__Aim of the exercise__: Reproduce the listing below without changes, except that pictures are left out.
----- Data extract -----
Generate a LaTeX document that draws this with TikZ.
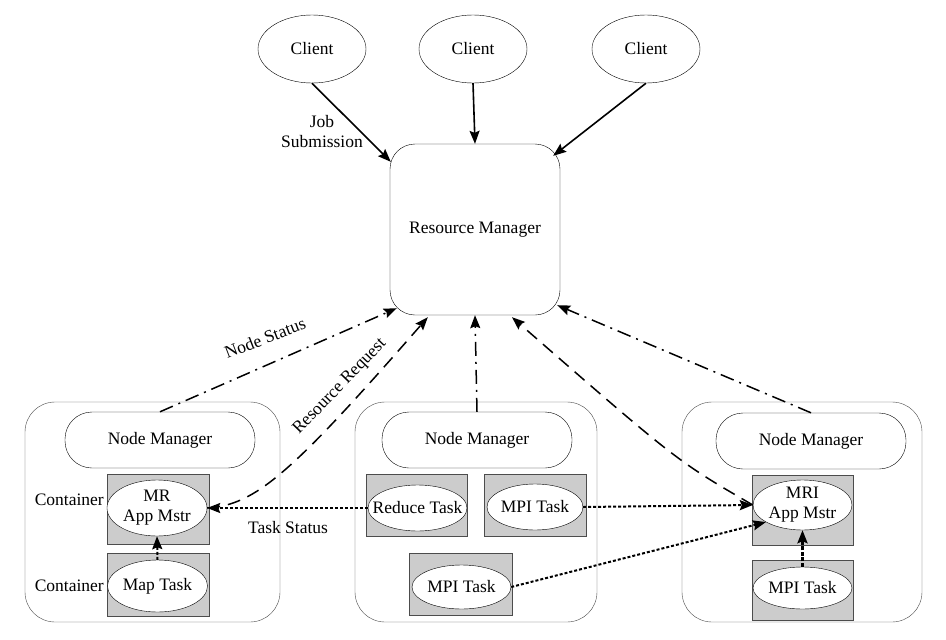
\documentclass[tikz,border=0pt]{standalone}
\usepackage{fontspec}
\setmainfont{Liberation Serif}
\usetikzlibrary{arrows.meta,shapes.geometric}

\begin{document}
\begin{tikzpicture}[x=1pt,y=-1pt,
  font=\fontsize{17.5}{20}\selectfont,
  client/.style={draw,ellipse,thin,minimum width=108pt,minimum height=68pt,inner sep=0pt},
  rm/.style={draw,thin,rounded corners=25pt,minimum width=170pt,minimum height=171pt},
  host/.style={draw=gray!60!black,thin,rounded corners=30pt},
  nm/.style={draw,thin,rounded corners=27pt,minimum width=190pt,minimum height=56pt},
  cont/.style={draw=gray!60!black,fill=gray!40,minimum width=102pt,inner sep=0pt},
  task/.style={draw,ellipse,fill=white,inner sep=0pt},
  tip/.style={-{Stealth[length=13pt,width=10pt,inset=2pt]}},
  sub/.style={tip,line width=1.6pt},
  stat/.style={tip,line width=1.5pt,dash pattern=on 14pt off 6pt on 2pt off 6pt},
  req/.style={tip,line width=1.5pt,dash pattern=on 13pt off 8pt},
  tsk/.style={tip,line width=2pt,dash pattern=on 3pt off 2pt}]
  \useasboundingbox[fill=white] (0,0) rectangle (946,640);
  % clients and resource manager
  \node[client] (cl1) at (312,49) {Client};
  \node[client] (cl2) at (473,49) {Client};
  \node[client] (cl3) at (646,49) {Client};
  \node[rm] (RM) at (475,229.5) {Resource Manager};
  % hosts
  \node[host,minimum width=255pt,minimum height=220pt] (h1) at (152.5,512) {};
  \node[host,minimum width=242pt,minimum height=220pt] (h2) at (476,512) {};
  \node[host,minimum width=240pt,minimum height=220pt] (h3) at (802,512) {};
  \node[nm] (nm1) at (160,440) {Node Manager};
  \node[nm] (nm2) at (477,440) {Node Manager};
  \node[nm] (nm3) at (811,441) {Node Manager};
  % containers
  \node[cont,minimum height=70pt] (c1) at (158,509) {};
  \node[task,minimum width=100pt,minimum height=56pt,label={[align=center]center:{MR\\App Mstr}}] (mr) at (157,508) {};
  \node[cont,minimum height=63pt] (c2) at (158,584.5) {};
  \node[task,minimum width=100pt,minimum height=52pt,label=center:Map Task] (map) at (157.5,586) {};
  \node[anchor=east,inner sep=0pt] (lc1) at (104,500) {Container};
  \node[anchor=east,inner sep=0pt] (lc2) at (104,586) {Container};
  \node[cont,minimum width=101pt,minimum height=62pt] (c3) at (416.5,505) {};
  \node[task,minimum width=99pt,minimum height=46pt,label=center:Reduce Task] (red) at (417.5,508) {};
  \node[cont,minimum height=62pt] (c4) at (535,505) {};
  \node[task,minimum width=96pt,minimum height=46pt,label=center:MPI Task] (mpi1) at (535,507) {};
  \node[cont,minimum width=103pt,minimum height=62pt] (c5) at (460.5,584) {};
  \node[task,minimum width=99pt,minimum height=44pt,label=center:MPI Task] (mpi2) at (461.5,587) {};
  \node[cont,minimum width=101pt,minimum height=70pt] (c6) at (802.5,510) {};
  \node[task,minimum width=99pt,minimum height=50pt,label={[align=center]center:{MRI\\App Mstr}}] (mri) at (802.5,505) {};
  \node[cont,minimum width=101pt,minimum height=60pt] (c7) at (802.5,590) {};
  \node[task,minimum width=99pt,minimum height=42pt,label=center:MPI Task] (mpi3) at (802.5,588) {};
  % job submission
  \draw[sub] (cl1.south) -- ([shift={(1,18)}]RM.north west);
  \draw[sub] (cl2.south) -- (RM.north);
  \draw[sub] (cl3.south) -- ([shift={(-7,12)}]RM.north east);
  \node[align=center,inner sep=0pt] (js) at (322,132) {Job\\Submission};
  % node status
  \draw[stat] (nm1.north) -- ([shift={(7,-7)}]RM.south west);
  \draw[stat] (nm2.north) -- (RM.south);
  \draw[stat] (nm3.north) -- ([shift={(-3,-10)}]RM.south east);
  \node[rotate=21] (ns) at (265,338) {Node Status};
  % resource requests
  \draw[req] (mr.east) .. controls (255,505) and (290,475) .. ([shift={(38,2)}]RM.south west);
  \draw[req] (mri.west) .. controls (677,461) .. ([shift={(37,2)}]RM.south);
  \node[rotate=46] (rr) at (340,387) {Resource Request};
  % task status
  \draw[tsk] (red.west) -- (mr.east);
  \draw[tsk] (mpi1.east) -- (mri.west);
  \draw[tsk] (mpi2.east) -- (mri.205);
  \draw[tsk] (map.north) -- (mr.south);
  \draw[tsk,line width=2.6pt,dash pattern=on 4pt off 1.5pt] (mpi3.north) -- (mri.south);
  \node (ts) at (288,528) {Task Status};
\end{tikzpicture}
\end{document}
-----
__Output of the task__:
Generate a LaTeX document that draws this with TikZ.
\documentclass[tikz,border=0pt]{standalone}
\usepackage{fontspec}
\setmainfont{Liberation Serif}
\usetikzlibrary{arrows.meta,shapes.geometric}

\begin{document}
\begin{tikzpicture}[x=1pt,y=-1pt,
  font=\fontsize{17.5}{20}\selectfont,
  client/.style={draw,ellipse,thin,minimum width=108pt,minimum height=68pt,inner sep=0pt},
  rm/.style={draw,thin,rounded corners=25pt,minimum width=170pt,minimum height=171pt},
  host/.style={draw=gray!60!black,thin,rounded corners=30pt},
  nm/.style={draw,thin,rounded corners=27pt,minimum width=190pt,minimum height=56pt},
  cont/.style={draw=gray!60!black,fill=gray!40,minimum width=102pt,inner sep=0pt},
  task/.style={draw,ellipse,fill=white,inner sep=0pt},
  tip/.style={-{Stealth[length=13pt,width=10pt,inset=2pt]}},
  sub/.style={tip,line width=1.6pt},
  stat/.style={tip,line width=1.5pt,dash pattern=on 14pt off 6pt on 2pt off 6pt},
  req/.style={tip,line width=1.5pt,dash pattern=on 13pt off 8pt},
  tsk/.style={tip,line width=2pt,dash pattern=on 3pt off 2pt}]
  \useasboundingbox[fill=white] (0,0) rectangle (946,640);
  % clients and resource manager
  \node[client] (cl1) at (312,49) {Client};
  \node[client] (cl2) at (473,49) {Client};
  \node[client] (cl3) at (646,49) {Client};
  \node[rm] (RM) at (475,229.5) {Resource Manager};
  % hosts
  \node[host,minimum width=255pt,minimum height=220pt] (h1) at (152.5,512) {};
  \node[host,minimum width=242pt,minimum height=220pt] (h2) at (476,512) {};
  \node[host,minimum width=240pt,minimum height=220pt] (h3) at (802,512) {};
  \node[nm] (nm1) at (160,440) {Node Manager};
  \node[nm] (nm2) at (477,440) {Node Manager};
  \node[nm] (nm3) at (811,441) {Node Manager};
  % containers
  \node[cont,minimum height=70pt] (c1) at (158,509) {};
  \node[task,minimum width=100pt,minimum height=56pt,label={[align=center]center:{MR\\App Mstr}}] (mr) at (157,508) {};
  \node[cont,minimum height=63pt] (c2) at (158,584.5) {};
  \node[task,minimum width=100pt,minimum height=52pt,label=center:Map Task] (map) at (157.5,586) {};
  \node[anchor=east,inner sep=0pt] (lc1) at (104,500) {Container};
  \node[anchor=east,inner sep=0pt] (lc2) at (104,586) {Container};
  \node[cont,minimum width=101pt,minimum height=62pt] (c3) at (416.5,505) {};
  \node[task,minimum width=99pt,minimum height=46pt,label=center:Reduce Task] (red) at (417.5,508) {};
  \node[cont,minimum height=62pt] (c4) at (535,505) {};
  \node[task,minimum width=96pt,minimum height=46pt,label=center:MPI Task] (mpi1) at (535,507) {};
  \node[cont,minimum width=103pt,minimum height=62pt] (c5) at (460.5,584) {};
  \node[task,minimum width=99pt,minimum height=44pt,label=center:MPI Task] (mpi2) at (461.5,587) {};
  \node[cont,minimum width=101pt,minimum height=70pt] (c6) at (802.5,510) {};
  \node[task,minimum width=99pt,minimum height=50pt,label={[align=center]center:{MRI\\App Mstr}}] (mri) at (802.5,505) {};
  \node[cont,minimum width=101pt,minimum height=60pt] (c7) at (802.5,590) {};
  \node[task,minimum width=99pt,minimum height=42pt,label=center:MPI Task] (mpi3) at (802.5,588) {};
  % job submission
  \draw[sub] (cl1.south) -- ([shift={(1,18)}]RM.north west);
  \draw[sub] (cl2.south) -- (RM.north);
  \draw[sub] (cl3.south) -- ([shift={(-7,12)}]RM.north east);
  \node[align=center,inner sep=0pt] (js) at (322,132) {Job\\Submission};
  % node status
  \draw[stat] (nm1.north) -- ([shift={(7,-7)}]RM.south west);
  \draw[stat] (nm2.north) -- (RM.south);
  \draw[stat] (nm3.north) -- ([shift={(-3,-10)}]RM.south east);
  \node[rotate=21] (ns) at (265,338) {Node Status};
  % resource requests
  \draw[req] (mr.east) .. controls (255,505) and (290,475) .. ([shift={(38,2)}]RM.south west);
  \draw[req] (mri.west) .. controls (677,461) .. ([shift={(37,2)}]RM.south);
  \node[rotate=46] (rr) at (340,387) {Resource Request};
  % task status
  \draw[tsk] (red.west) -- (mr.east);
  \draw[tsk] (mpi1.east) -- (mri.west);
  \draw[tsk] (mpi2.east) -- (mri.205);
  \draw[tsk] (map.north) -- (mr.south);
  \draw[tsk,line width=2.6pt,dash pattern=on 4pt off 1.5pt] (mpi3.north) -- (mri.south);
  \node (ts) at (288,528) {Task Status};
\end{tikzpicture}
\end{document}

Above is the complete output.